-- begin Provided material --

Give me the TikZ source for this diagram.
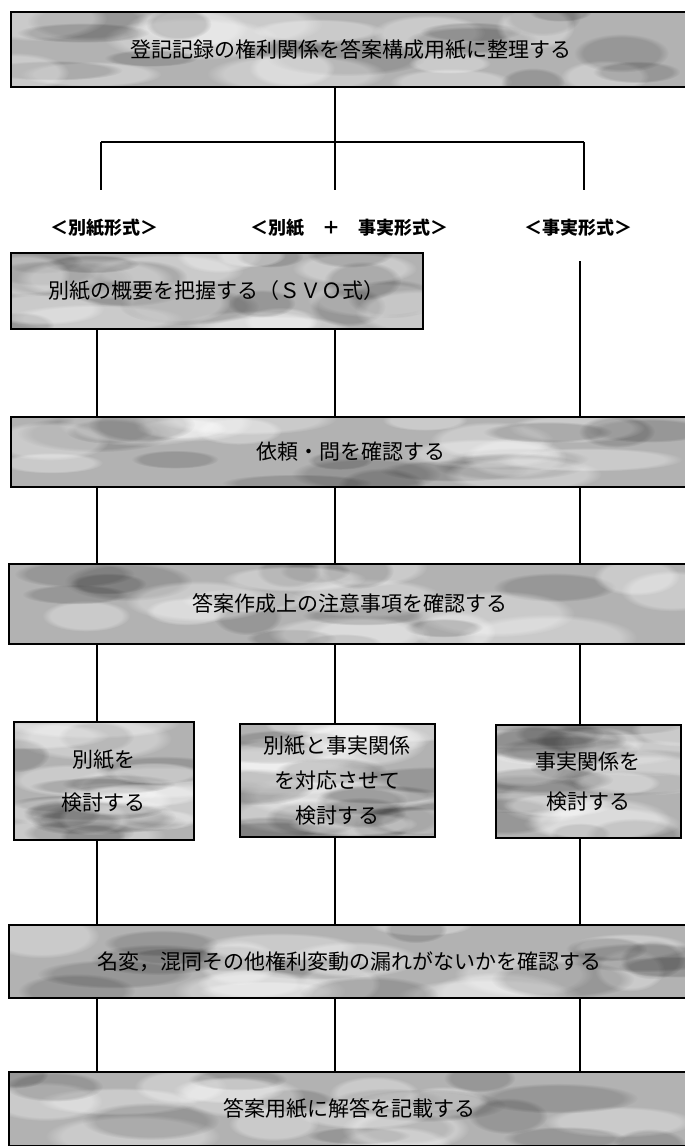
\documentclass[tikz,border=0pt]{standalone}
\usepackage{fontspec}
\usetikzlibrary{calc,fadings}
\newfontfamily\jp{Noto Sans CJK JP}
\begin{document}
\pgfmathsetseed{7}
\begin{tikzpicture}[x=1pt,y=-1pt,
  texture/.style={path picture={
    \path let \p1=(path picture bounding box.south west), \p2=(path picture bounding box.north east) in
      \pgfextra{\xdef\tXa{\x1}\xdef\tXb{\x2}\xdef\tYa{\y1}\xdef\tYb{\y2}};
    \foreach \k in {1,...,14}{
      \pgfmathsetmacro\u{rnd}\pgfmathsetmacro\v{rnd}\pgfmathsetmacro\w{35+60*rnd}\pgfmathsetmacro\h{10+14*rnd}
      \fill[white,opacity=0.32,path fading=circle with fuzzy edge 20 percent,rotate around={-15:({\tXa+\u*(\tXb-\tXa)},{\tYa+\v*(\tYb-\tYa)})}]
        ({\tXa+\u*(\tXb-\tXa)},{\tYa+\v*(\tYb-\tYa)}) ellipse [x radius=\w pt, y radius=\h pt];
      \pgfmathsetmacro\u{rnd}\pgfmathsetmacro\v{rnd}\pgfmathsetmacro\w{30+50*rnd}\pgfmathsetmacro\h{8+12*rnd}
      \fill[black,opacity=0.15,path fading=circle with fuzzy edge 20 percent,rotate around={-15:({\tXa+\u*(\tXb-\tXa)},{\tYa+\v*(\tYb-\tYa)})}]
        ({\tXa+\u*(\tXb-\tXa)},{\tYa+\v*(\tYb-\tYa)}) ellipse [x radius=\w pt, y radius=\h pt];
    }
  }},
  box/.style={draw=black, line width=1.6pt, fill=black!30, texture, anchor=north west, inner sep=0pt, align=center,
    font=\jp\fontsize{21}{26}\selectfont},
  conn/.style={line width=1.6pt},
  lab/.style={font=\jp\bfseries\fontsize{18}{22}\selectfont}]
\path[use as bounding box] (0,0) rectangle (685,1146);
\begin{scope}
\clip (0,0) rectangle (685,1146);
% column positions
\coordinate (cA) at (101,0);
\coordinate (cB) at (335,0);
\coordinate (cC) at (584,0);
\coordinate (cL) at (97,0);
\coordinate (cR) at (580,0);
% boxes
\node[box, minimum width=680pt, minimum height=75pt] (top) at (10,11) {登記記録の権利関係を答案構成用紙に整理する};
\node[box, minimum width=412pt, minimum height=76pt] (b2) at (10,252) {別紙の概要を把握する（ＳＶＯ式）};
\node[box, minimum width=680pt, minimum height=70pt] (b3) at (10,416) {依頼・問を確認する};
\node[box, minimum width=682pt, minimum height=80pt] (b4) at (8,563) {答案作成上の注意事項を確認する};
\node[box, minimum width=180pt, minimum height=118pt, font=\jp\fontsize{21}{43}\selectfont] (sL) at (13,721) {別紙を\\検討する};
\node[box, minimum width=195pt, minimum height=113pt, font=\jp\fontsize{21}{35}\selectfont] (sM) at (239,723) {別紙と事実関係\\を対応させて\\検討する};
\node[box, minimum width=185pt, minimum height=113pt, font=\jp\fontsize{21}{40}\selectfont] (sR) at (495,724) {事実関係を\\検討する};
\node[box, minimum width=682pt, minimum height=73pt] (b5) at (8,924) {名変，混同その他権利変動の漏れがないかを確認する};
\node[box, minimum width=682pt, minimum height=74pt] (b6) at (8,1071) {答案用紙に解答を記載する};
% branch at top
\coordinate (jA) at (101,142);
\coordinate (jB) at (335,142);
\coordinate (jC) at (584,142);
\coordinate (eA) at (101,190);
\coordinate (eB) at (335,190);
\coordinate (eC) at (584,190);
\draw[conn] (top.south -| cB) -- (jB);
\draw[conn] (jA) -- (jC);
\draw[conn] (jA) -- (eA);
\draw[conn] (jB) -- (eB);
\draw[conn] (jC) -- (eC);
\node[lab] (lA) at (104,228) {＜別紙形式＞};
\node[lab] (lB) at (349,228) {＜別紙　＋　事実形式＞};
\node[lab] (lC) at (578,228) {＜事実形式＞};
% box2 to box3
\coordinate (sC) at (580,261);
\draw[conn] (b2.south -| cL) -- (b3.north -| cL);
\draw[conn] (b2.south -| cB) -- (b3.north -| cB);
\draw[conn] (sC) -- (b3.north -| cR);
% box3 to box4
\draw[conn] (b3.south -| cL) -- (b4.north -| cL);
\draw[conn] (b3.south -| cB) -- (b4.north -| cB);
\draw[conn] (b3.south -| cR) -- (b4.north -| cR);
% box4 to small boxes
\draw[conn] (b4.south -| cL) -- (sL.north -| cL);
\draw[conn] (b4.south -| cB) -- (sM.north -| cB);
\draw[conn] (b4.south -| cR) -- (sR.north -| cR);
% small boxes to box5
\draw[conn] (sL.south -| cL) -- (b5.north -| cL);
\draw[conn] (sM.south -| cB) -- (b5.north -| cB);
\draw[conn] (sR.south -| cR) -- (b5.north -| cR);
% box5 to box6
\draw[conn] (b5.south -| cL) -- (b6.north -| cL);
\draw[conn] (b5.south -| cB) -- (b6.north -| cB);
\draw[conn] (b5.south -| cR) -- (b6.north -| cR);
\end{scope}
\end{tikzpicture}
\end{document}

-- end Provided material --

- **Task to carry out**: Could you repeat all of the material exactly? Pictures should not be copied.

- **Finished answer**:
Give me the TikZ source for this diagram.
\documentclass[tikz,border=0pt]{standalone}
\usepackage{fontspec}
\usetikzlibrary{calc,fadings}
\newfontfamily\jp{Noto Sans CJK JP}
\begin{document}
\pgfmathsetseed{7}
\begin{tikzpicture}[x=1pt,y=-1pt,
  texture/.style={path picture={
    \path let \p1=(path picture bounding box.south west), \p2=(path picture bounding box.north east) in
      \pgfextra{\xdef\tXa{\x1}\xdef\tXb{\x2}\xdef\tYa{\y1}\xdef\tYb{\y2}};
    \foreach \k in {1,...,14}{
      \pgfmathsetmacro\u{rnd}\pgfmathsetmacro\v{rnd}\pgfmathsetmacro\w{35+60*rnd}\pgfmathsetmacro\h{10+14*rnd}
      \fill[white,opacity=0.32,path fading=circle with fuzzy edge 20 percent,rotate around={-15:({\tXa+\u*(\tXb-\tXa)},{\tYa+\v*(\tYb-\tYa)})}]
        ({\tXa+\u*(\tXb-\tXa)},{\tYa+\v*(\tYb-\tYa)}) ellipse [x radius=\w pt, y radius=\h pt];
      \pgfmathsetmacro\u{rnd}\pgfmathsetmacro\v{rnd}\pgfmathsetmacro\w{30+50*rnd}\pgfmathsetmacro\h{8+12*rnd}
      \fill[black,opacity=0.15,path fading=circle with fuzzy edge 20 percent,rotate around={-15:({\tXa+\u*(\tXb-\tXa)},{\tYa+\v*(\tYb-\tYa)})}]
        ({\tXa+\u*(\tXb-\tXa)},{\tYa+\v*(\tYb-\tYa)}) ellipse [x radius=\w pt, y radius=\h pt];
    }
  }},
  box/.style={draw=black, line width=1.6pt, fill=black!30, texture, anchor=north west, inner sep=0pt, align=center,
    font=\jp\fontsize{21}{26}\selectfont},
  conn/.style={line width=1.6pt},
  lab/.style={font=\jp\bfseries\fontsize{18}{22}\selectfont}]
\path[use as bounding box] (0,0) rectangle (685,1146);
\begin{scope}
\clip (0,0) rectangle (685,1146);
% column positions
\coordinate (cA) at (101,0);
\coordinate (cB) at (335,0);
\coordinate (cC) at (584,0);
\coordinate (cL) at (97,0);
\coordinate (cR) at (580,0);
% boxes
\node[box, minimum width=680pt, minimum height=75pt] (top) at (10,11) {登記記録の権利関係を答案構成用紙に整理する};
\node[box, minimum width=412pt, minimum height=76pt] (b2) at (10,252) {別紙の概要を把握する（ＳＶＯ式）};
\node[box, minimum width=680pt, minimum height=70pt] (b3) at (10,416) {依頼・問を確認する};
\node[box, minimum width=682pt, minimum height=80pt] (b4) at (8,563) {答案作成上の注意事項を確認する};
\node[box, minimum width=180pt, minimum height=118pt, font=\jp\fontsize{21}{43}\selectfont] (sL) at (13,721) {別紙を\\検討する};
\node[box, minimum width=195pt, minimum height=113pt, font=\jp\fontsize{21}{35}\selectfont] (sM) at (239,723) {別紙と事実関係\\を対応させて\\検討する};
\node[box, minimum width=185pt, minimum height=113pt, font=\jp\fontsize{21}{40}\selectfont] (sR) at (495,724) {事実関係を\\検討する};
\node[box, minimum width=682pt, minimum height=73pt] (b5) at (8,924) {名変，混同その他権利変動の漏れがないかを確認する};
\node[box, minimum width=682pt, minimum height=74pt] (b6) at (8,1071) {答案用紙に解答を記載する};
% branch at top
\coordinate (jA) at (101,142);
\coordinate (jB) at (335,142);
\coordinate (jC) at (584,142);
\coordinate (eA) at (101,190);
\coordinate (eB) at (335,190);
\coordinate (eC) at (584,190);
\draw[conn] (top.south -| cB) -- (jB);
\draw[conn] (jA) -- (jC);
\draw[conn] (jA) -- (eA);
\draw[conn] (jB) -- (eB);
\draw[conn] (jC) -- (eC);
\node[lab] (lA) at (104,228) {＜別紙形式＞};
\node[lab] (lB) at (349,228) {＜別紙　＋　事実形式＞};
\node[lab] (lC) at (578,228) {＜事実形式＞};
% box2 to box3
\coordinate (sC) at (580,261);
\draw[conn] (b2.south -| cL) -- (b3.north -| cL);
\draw[conn] (b2.south -| cB) -- (b3.north -| cB);
\draw[conn] (sC) -- (b3.north -| cR);
% box3 to box4
\draw[conn] (b3.south -| cL) -- (b4.north -| cL);
\draw[conn] (b3.south -| cB) -- (b4.north -| cB);
\draw[conn] (b3.south -| cR) -- (b4.north -| cR);
% box4 to small boxes
\draw[conn] (b4.south -| cL) -- (sL.north -| cL);
\draw[conn] (b4.south -| cB) -- (sM.north -| cB);
\draw[conn] (b4.south -| cR) -- (sR.north -| cR);
% small boxes to box5
\draw[conn] (sL.south -| cL) -- (b5.north -| cL);
\draw[conn] (sM.south -| cB) -- (b5.north -| cB);
\draw[conn] (sR.south -| cR) -- (b5.north -| cR);
% box5 to box6
\draw[conn] (b5.south -| cL) -- (b6.north -| cL);
\draw[conn] (b5.south -| cB) -- (b6.north -| cB);
\draw[conn] (b5.south -| cR) -- (b6.north -| cR);
\end{scope}
\end{tikzpicture}
\end{document}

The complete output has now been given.